(Task objective) Everything in the data should be repeated exactly, save for the images.
___
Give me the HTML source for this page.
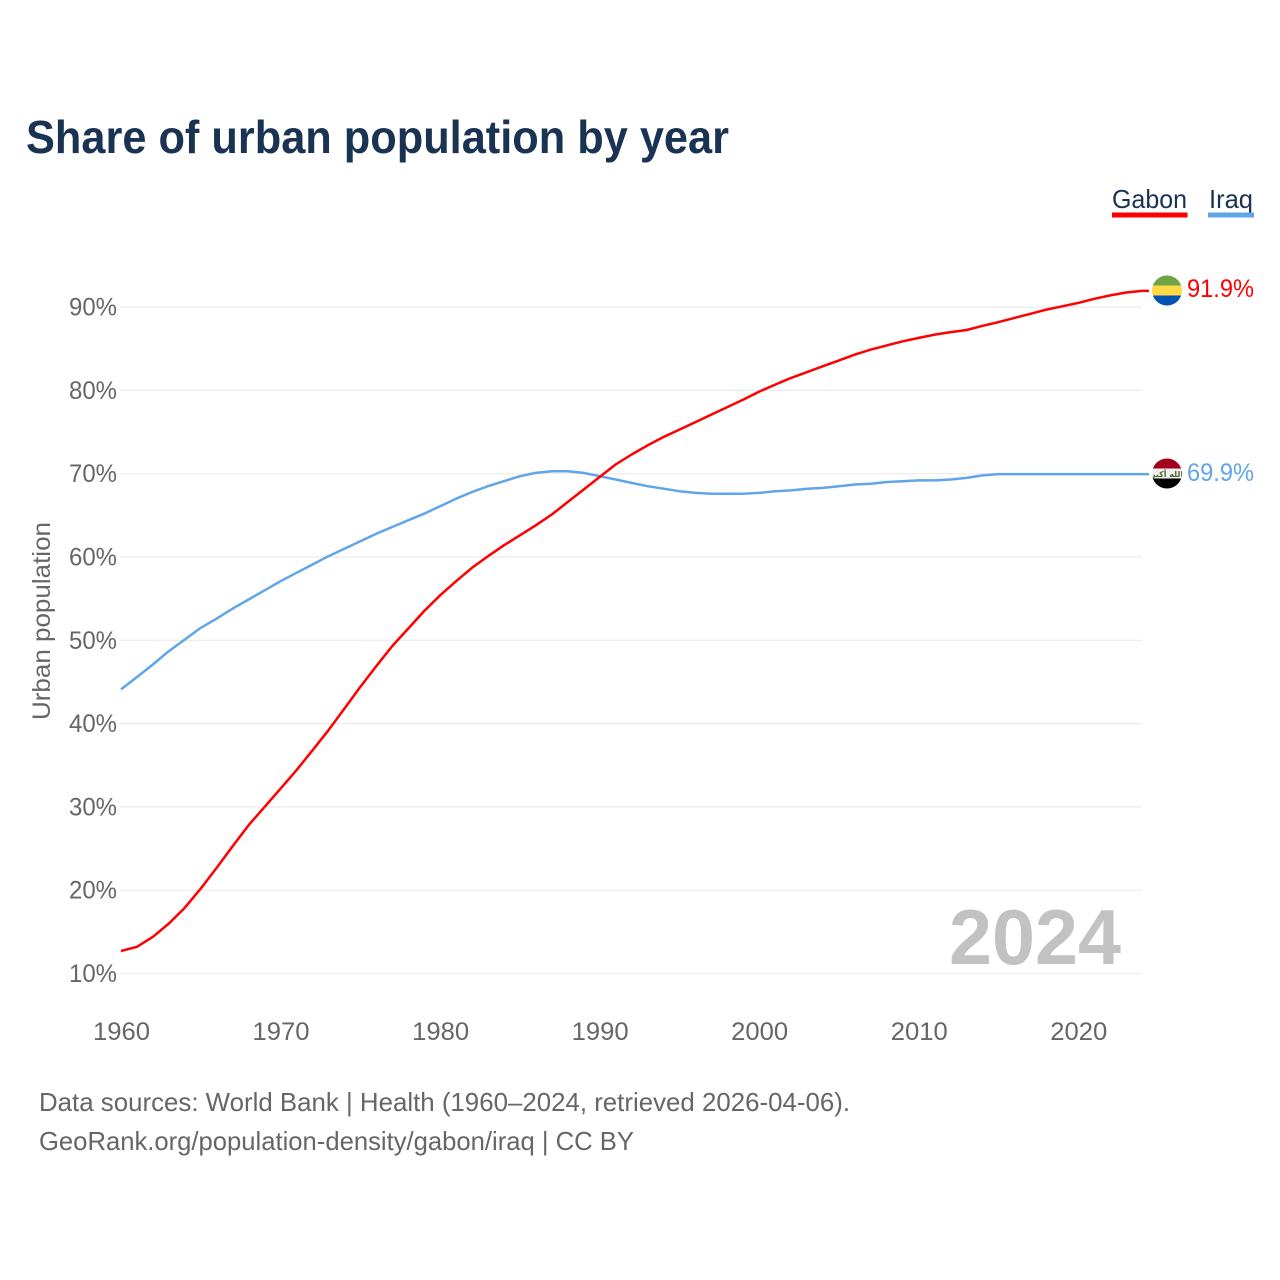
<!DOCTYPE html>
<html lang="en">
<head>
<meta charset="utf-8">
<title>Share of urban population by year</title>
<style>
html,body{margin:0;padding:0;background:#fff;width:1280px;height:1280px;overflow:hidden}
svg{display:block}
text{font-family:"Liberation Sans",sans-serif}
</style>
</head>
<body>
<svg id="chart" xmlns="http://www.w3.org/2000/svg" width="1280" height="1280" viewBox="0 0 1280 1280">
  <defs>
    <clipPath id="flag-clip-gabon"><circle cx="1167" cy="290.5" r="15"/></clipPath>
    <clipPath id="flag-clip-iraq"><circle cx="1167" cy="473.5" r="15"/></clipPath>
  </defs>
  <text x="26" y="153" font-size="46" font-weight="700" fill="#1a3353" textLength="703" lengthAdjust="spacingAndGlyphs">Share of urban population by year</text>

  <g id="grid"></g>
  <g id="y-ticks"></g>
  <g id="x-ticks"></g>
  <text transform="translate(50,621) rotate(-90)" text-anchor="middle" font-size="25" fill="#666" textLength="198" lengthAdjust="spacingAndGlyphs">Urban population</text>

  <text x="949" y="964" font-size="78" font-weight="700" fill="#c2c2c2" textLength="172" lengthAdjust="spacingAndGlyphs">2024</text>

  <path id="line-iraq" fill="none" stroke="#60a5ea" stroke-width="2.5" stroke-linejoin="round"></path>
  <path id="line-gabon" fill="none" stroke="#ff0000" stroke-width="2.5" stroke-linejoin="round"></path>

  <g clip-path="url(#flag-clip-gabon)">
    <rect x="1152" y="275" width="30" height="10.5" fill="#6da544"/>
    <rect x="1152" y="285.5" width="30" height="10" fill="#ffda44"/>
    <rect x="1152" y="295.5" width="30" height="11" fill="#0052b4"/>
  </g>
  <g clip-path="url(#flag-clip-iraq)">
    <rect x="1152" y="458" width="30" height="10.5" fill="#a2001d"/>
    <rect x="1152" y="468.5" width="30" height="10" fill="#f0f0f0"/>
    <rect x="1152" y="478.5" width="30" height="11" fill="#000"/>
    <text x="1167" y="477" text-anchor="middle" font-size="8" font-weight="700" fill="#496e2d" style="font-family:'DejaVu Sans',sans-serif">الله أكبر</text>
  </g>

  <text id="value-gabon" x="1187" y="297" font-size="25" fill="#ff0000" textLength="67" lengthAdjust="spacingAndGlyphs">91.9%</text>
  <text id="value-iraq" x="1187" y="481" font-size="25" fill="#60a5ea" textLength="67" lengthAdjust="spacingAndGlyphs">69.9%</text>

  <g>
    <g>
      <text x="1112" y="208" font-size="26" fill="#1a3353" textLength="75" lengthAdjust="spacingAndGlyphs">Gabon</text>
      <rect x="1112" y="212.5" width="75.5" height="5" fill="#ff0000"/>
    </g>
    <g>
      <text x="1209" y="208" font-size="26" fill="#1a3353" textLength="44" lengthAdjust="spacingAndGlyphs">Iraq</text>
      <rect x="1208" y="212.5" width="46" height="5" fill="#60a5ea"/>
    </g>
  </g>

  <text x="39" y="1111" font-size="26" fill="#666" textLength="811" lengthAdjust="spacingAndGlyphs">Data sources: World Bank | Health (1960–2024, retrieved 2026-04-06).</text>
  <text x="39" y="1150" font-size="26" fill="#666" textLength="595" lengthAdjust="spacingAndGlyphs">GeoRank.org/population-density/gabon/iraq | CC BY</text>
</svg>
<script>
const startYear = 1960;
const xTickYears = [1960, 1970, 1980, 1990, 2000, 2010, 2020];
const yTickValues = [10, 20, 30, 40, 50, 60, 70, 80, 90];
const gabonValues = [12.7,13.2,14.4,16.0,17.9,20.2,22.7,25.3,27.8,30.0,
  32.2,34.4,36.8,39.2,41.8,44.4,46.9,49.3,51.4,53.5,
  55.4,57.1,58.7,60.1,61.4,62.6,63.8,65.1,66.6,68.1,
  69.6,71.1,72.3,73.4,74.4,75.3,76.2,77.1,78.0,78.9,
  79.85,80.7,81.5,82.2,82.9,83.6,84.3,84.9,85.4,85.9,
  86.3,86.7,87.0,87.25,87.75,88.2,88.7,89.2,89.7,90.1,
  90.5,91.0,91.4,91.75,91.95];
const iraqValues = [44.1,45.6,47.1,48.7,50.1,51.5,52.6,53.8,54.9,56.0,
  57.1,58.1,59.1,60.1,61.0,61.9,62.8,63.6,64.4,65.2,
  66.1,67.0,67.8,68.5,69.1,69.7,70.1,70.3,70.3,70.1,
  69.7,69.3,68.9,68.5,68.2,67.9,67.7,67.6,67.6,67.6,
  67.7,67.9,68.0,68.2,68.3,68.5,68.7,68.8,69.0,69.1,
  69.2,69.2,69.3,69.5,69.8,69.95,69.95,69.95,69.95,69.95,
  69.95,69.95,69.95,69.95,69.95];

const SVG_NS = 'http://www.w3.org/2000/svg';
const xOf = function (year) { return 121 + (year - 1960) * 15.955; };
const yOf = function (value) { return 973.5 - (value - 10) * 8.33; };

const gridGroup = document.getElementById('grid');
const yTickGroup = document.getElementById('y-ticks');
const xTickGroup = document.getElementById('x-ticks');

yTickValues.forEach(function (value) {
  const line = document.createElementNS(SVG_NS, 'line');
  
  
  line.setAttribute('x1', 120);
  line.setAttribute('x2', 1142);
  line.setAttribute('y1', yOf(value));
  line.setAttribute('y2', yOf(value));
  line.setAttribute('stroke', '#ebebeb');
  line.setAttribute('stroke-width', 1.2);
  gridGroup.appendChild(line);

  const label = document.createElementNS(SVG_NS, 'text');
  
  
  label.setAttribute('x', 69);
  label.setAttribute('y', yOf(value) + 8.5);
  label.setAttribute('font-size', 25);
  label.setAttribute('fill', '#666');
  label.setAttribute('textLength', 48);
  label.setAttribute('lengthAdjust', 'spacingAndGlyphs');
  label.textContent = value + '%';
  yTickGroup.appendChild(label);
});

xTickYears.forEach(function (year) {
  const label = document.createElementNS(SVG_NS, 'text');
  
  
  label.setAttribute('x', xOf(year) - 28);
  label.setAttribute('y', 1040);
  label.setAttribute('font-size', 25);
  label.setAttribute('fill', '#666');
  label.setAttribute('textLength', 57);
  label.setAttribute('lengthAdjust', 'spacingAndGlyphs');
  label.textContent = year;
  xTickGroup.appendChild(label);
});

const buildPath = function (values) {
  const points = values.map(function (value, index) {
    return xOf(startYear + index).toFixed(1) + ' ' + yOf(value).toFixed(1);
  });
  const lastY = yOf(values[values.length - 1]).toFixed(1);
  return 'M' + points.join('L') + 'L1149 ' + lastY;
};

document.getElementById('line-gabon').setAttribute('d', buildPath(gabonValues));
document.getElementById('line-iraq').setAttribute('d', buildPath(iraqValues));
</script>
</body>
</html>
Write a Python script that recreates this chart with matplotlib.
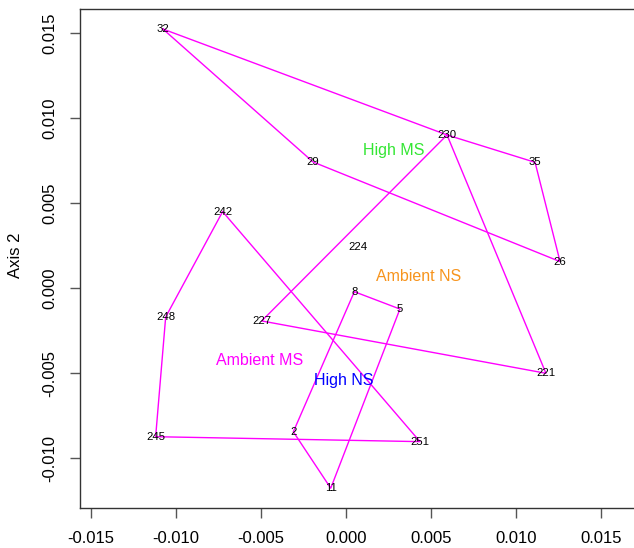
___
(Correct answer)
Give me the HTML source for this page.
<!DOCTYPE html>
<html lang="en">
<head>
<meta charset="utf-8">
<title>Share of urban population by year</title>
<style>
html,body{margin:0;padding:0;background:#fff;width:1280px;height:1280px;overflow:hidden}
svg{display:block}
text{font-family:"Liberation Sans",sans-serif}
</style>
</head>
<body>
<svg id="chart" xmlns="http://www.w3.org/2000/svg" width="1280" height="1280" viewBox="0 0 1280 1280">
  <defs>
    <clipPath id="flag-clip-gabon"><circle cx="1167" cy="290.5" r="15"/></clipPath>
    <clipPath id="flag-clip-iraq"><circle cx="1167" cy="473.5" r="15"/></clipPath>
  </defs>
  <text x="26" y="153" font-size="46" font-weight="700" fill="#1a3353" textLength="703" lengthAdjust="spacingAndGlyphs">Share of urban population by year</text>

  <g id="grid"></g>
  <g id="y-ticks"></g>
  <g id="x-ticks"></g>
  <text transform="translate(50,621) rotate(-90)" text-anchor="middle" font-size="25" fill="#666" textLength="198" lengthAdjust="spacingAndGlyphs">Urban population</text>

  <text x="949" y="964" font-size="78" font-weight="700" fill="#c2c2c2" textLength="172" lengthAdjust="spacingAndGlyphs">2024</text>

  <path id="line-iraq" fill="none" stroke="#60a5ea" stroke-width="2.5" stroke-linejoin="round"></path>
  <path id="line-gabon" fill="none" stroke="#ff0000" stroke-width="2.5" stroke-linejoin="round"></path>

  <g clip-path="url(#flag-clip-gabon)">
    <rect x="1152" y="275" width="30" height="10.5" fill="#6da544"/>
    <rect x="1152" y="285.5" width="30" height="10" fill="#ffda44"/>
    <rect x="1152" y="295.5" width="30" height="11" fill="#0052b4"/>
  </g>
  <g clip-path="url(#flag-clip-iraq)">
    <rect x="1152" y="458" width="30" height="10.5" fill="#a2001d"/>
    <rect x="1152" y="468.5" width="30" height="10" fill="#f0f0f0"/>
    <rect x="1152" y="478.5" width="30" height="11" fill="#000"/>
    <text x="1167" y="477" text-anchor="middle" font-size="8" font-weight="700" fill="#496e2d" style="font-family:'DejaVu Sans',sans-serif">الله أكبر</text>
  </g>

  <text id="value-gabon" x="1187" y="297" font-size="25" fill="#ff0000" textLength="67" lengthAdjust="spacingAndGlyphs">91.9%</text>
  <text id="value-iraq" x="1187" y="481" font-size="25" fill="#60a5ea" textLength="67" lengthAdjust="spacingAndGlyphs">69.9%</text>

  <g>
    <g>
      <text x="1112" y="208" font-size="26" fill="#1a3353" textLength="75" lengthAdjust="spacingAndGlyphs">Gabon</text>
      <rect x="1112" y="212.5" width="75.5" height="5" fill="#ff0000"/>
    </g>
    <g>
      <text x="1209" y="208" font-size="26" fill="#1a3353" textLength="44" lengthAdjust="spacingAndGlyphs">Iraq</text>
      <rect x="1208" y="212.5" width="46" height="5" fill="#60a5ea"/>
    </g>
  </g>

  <text x="39" y="1111" font-size="26" fill="#666" textLength="811" lengthAdjust="spacingAndGlyphs">Data sources: World Bank | Health (1960–2024, retrieved 2026-04-06).</text>
  <text x="39" y="1150" font-size="26" fill="#666" textLength="595" lengthAdjust="spacingAndGlyphs">GeoRank.org/population-density/gabon/iraq | CC BY</text>
</svg>
<script>
const startYear = 1960;
const xTickYears = [1960, 1970, 1980, 1990, 2000, 2010, 2020];
const yTickValues = [10, 20, 30, 40, 50, 60, 70, 80, 90];
const gabonValues = [12.7,13.2,14.4,16.0,17.9,20.2,22.7,25.3,27.8,30.0,
  32.2,34.4,36.8,39.2,41.8,44.4,46.9,49.3,51.4,53.5,
  55.4,57.1,58.7,60.1,61.4,62.6,63.8,65.1,66.6,68.1,
  69.6,71.1,72.3,73.4,74.4,75.3,76.2,77.1,78.0,78.9,
  79.85,80.7,81.5,82.2,82.9,83.6,84.3,84.9,85.4,85.9,
  86.3,86.7,87.0,87.25,87.75,88.2,88.7,89.2,89.7,90.1,
  90.5,91.0,91.4,91.75,91.95];
const iraqValues = [44.1,45.6,47.1,48.7,50.1,51.5,52.6,53.8,54.9,56.0,
  57.1,58.1,59.1,60.1,61.0,61.9,62.8,63.6,64.4,65.2,
  66.1,67.0,67.8,68.5,69.1,69.7,70.1,70.3,70.3,70.1,
  69.7,69.3,68.9,68.5,68.2,67.9,67.7,67.6,67.6,67.6,
  67.7,67.9,68.0,68.2,68.3,68.5,68.7,68.8,69.0,69.1,
  69.2,69.2,69.3,69.5,69.8,69.95,69.95,69.95,69.95,69.95,
  69.95,69.95,69.95,69.95,69.95];

const SVG_NS = 'http://www.w3.org/2000/svg';
const xOf = function (year) { return 121 + (year - 1960) * 15.955; };
const yOf = function (value) { return 973.5 - (value - 10) * 8.33; };

const gridGroup = document.getElementById('grid');
const yTickGroup = document.getElementById('y-ticks');
const xTickGroup = document.getElementById('x-ticks');

yTickValues.forEach(function (value) {
  const line = document.createElementNS(SVG_NS, 'line');
  
  
  line.setAttribute('x1', 120);
  line.setAttribute('x2', 1142);
  line.setAttribute('y1', yOf(value));
  line.setAttribute('y2', yOf(value));
  line.setAttribute('stroke', '#ebebeb');
  line.setAttribute('stroke-width', 1.2);
  gridGroup.appendChild(line);

  const label = document.createElementNS(SVG_NS, 'text');
  
  
  label.setAttribute('x', 69);
  label.setAttribute('y', yOf(value) + 8.5);
  label.setAttribute('font-size', 25);
  label.setAttribute('fill', '#666');
  label.setAttribute('textLength', 48);
  label.setAttribute('lengthAdjust', 'spacingAndGlyphs');
  label.textContent = value + '%';
  yTickGroup.appendChild(label);
});

xTickYears.forEach(function (year) {
  const label = document.createElementNS(SVG_NS, 'text');
  
  
  label.setAttribute('x', xOf(year) - 28);
  label.setAttribute('y', 1040);
  label.setAttribute('font-size', 25);
  label.setAttribute('fill', '#666');
  label.setAttribute('textLength', 57);
  label.setAttribute('lengthAdjust', 'spacingAndGlyphs');
  label.textContent = year;
  xTickGroup.appendChild(label);
});

const buildPath = function (values) {
  const points = values.map(function (value, index) {
    return xOf(startYear + index).toFixed(1) + ' ' + yOf(value).toFixed(1);
  });
  const lastY = yOf(values[values.length - 1]).toFixed(1);
  return 'M' + points.join('L') + 'L1149 ' + lastY;
};

document.getElementById('line-gabon').setAttribute('d', buildPath(gabonValues));
document.getElementById('line-iraq').setAttribute('d', buildPath(iraqValues));
</script>
</body>
</html>
Write a Python script that recreates this chart with matplotlib.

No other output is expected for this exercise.